Virtual reality and augmented reality headsets have been taking the video game market by storm, allowing players to immerse themselves into new worlds and interact freely with games from their living rooms. Now that the technology is advancing, eye-care researchers and technology companies are beginning to figure out new ways to develop these devices to benefit the lives of patients with age-related macular degeneration.

VR vs. AR

Many people who’ve tested head mounted displays understand the difference between VR and AR, but there are also differences to how these technologies impact AMD patients.

“Virtual reality technology helps you immerse with the virtual world of your interest in which you’re not connected to the real world,” explains Sarika Gopalakrishnan, PhD, a post-doctoral research fellow at Envision Research Institute. “Augmented reality is very different. That helps enhance the view of the real world, which is incorporated in most of the electronic vision enhancement systems for low vision.” Although Dr. Gopalakrishnan prefaces that AR technology devices control the majority of the wearable electronic vision enhancement system (wEVES) landscape, there are devices with VR capabilities that can benefit patients with AMD.

“The lines between VR and AR are blurring as new devices come along, but typically VR produces a wider field of view and a brighter image than AR-style devices,” says Andrew Miller, MS, a post-graduate researcher for the Vision and Hearing Science Research Center at Anglia Ruskin University in Cambridge, UK. “These features are clearly of potential benefit to people with vision impairment.”

There may be a reason for why most wEVES use AR technology rather than VR. “VR-style devices tend to be heavier and are often housed in an enclosed headset compared to a much lighter and more open AR equivalent,” says Dr. Miller. “The weight of the VR devices has been shown by others to be off-putting and a cause for abandonment of wEVES. When we showed devices to people with AMD, we found a very similar initial response with people questioning if they would be able to use them for anticipated tasks as well as thinking their appearance was strange and off-putting rather than high-tech.”

wEVES and Ocular Diseases

It should be understood that wEVES aren’t solely marketed towards AMD. Rather, they can be used for a number of low-vision conditions and pathologies. “My research work has proved that these augmented reality devices not only help people with AMD, but with most of the ocular conditions that cause low vision,” says Dr. Gopalakrishnan. “So, most of these head-mounted displays are designed with a wide range of magnification, variable contrast, adjustable brightness, different viewing modes, along with image enhancements, which help the eye to process the same images much easier. That’s how these devices are helpful for anyone with low vision. These devices are helping people perform their vision functions more efficiently and independently.”

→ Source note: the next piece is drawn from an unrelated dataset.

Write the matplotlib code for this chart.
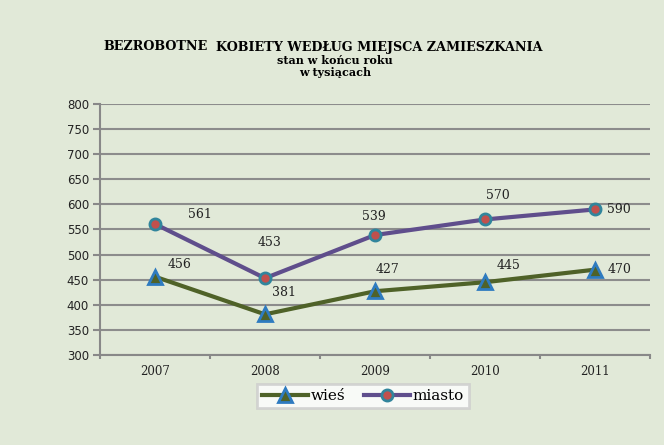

In one of her studies, Dr. Gopalakrishnan has found that these devices work well for patients with cone dystrophy, retinitis pigmentosa and optic atrophy along with AMD.1 She explained that most devices in Western countries are marketed towards AMD, but these devices also provide comprehensive lists online for all ocular conditions that could benefit from the use of wEVES. For example, eSight lists the following conditions on their website:

  • cataracts;
  • central vision loss;
  • cone rod dystrophy;
  • diabetic retinopathy;
  • diabetic vision loss;
  • glaucoma;
  • legal blindness;
  • macular degeneration;
  • ocular albinism;
  • optic atrophy;
  • optic nerve hypoplasia;
  • retinopathy of prematurity; and
  • Stargardt disease.

Research has shown that wEVES may benefit a low-vision patient’s visual acuity. In Dr. Gopalakrishnan’s study on the role of head-mounted augmented reality devices on improving visual functions of individuals with low vision, she observed 100 patients with ocular conditions presented earlier in this article.1 The patients’ distance visual acuity improved from 1.1 (0.7) to 0.15 (0.6) logMAR when using an AR device. Also, their near vision improved from 0.6 (0.7) to 0.3 (0.1) logMAR and their visual function score improved from 0.35 (0.26) to 1.89 (1.90).

“We need to be clear in understanding that these devices aren’t a replacement treatment for AMD or any other disease,” cautions Dr. Gopalakrishnan. “So, people need to follow the advice from their ophthalmologist to control the progression of their ocular condition, including AMD. Medical treatment, or surgical treatment, is the first level of treatment. These devices aren’t considered to be treatment options. These are additional enhancement devices. If nothing works for them, either surgically or medically, and the ophthalmologist has tried their best to improve their patient’s vision, but it’s not at 100 percent, then to fill that gap, these devices can help make it 100 percent.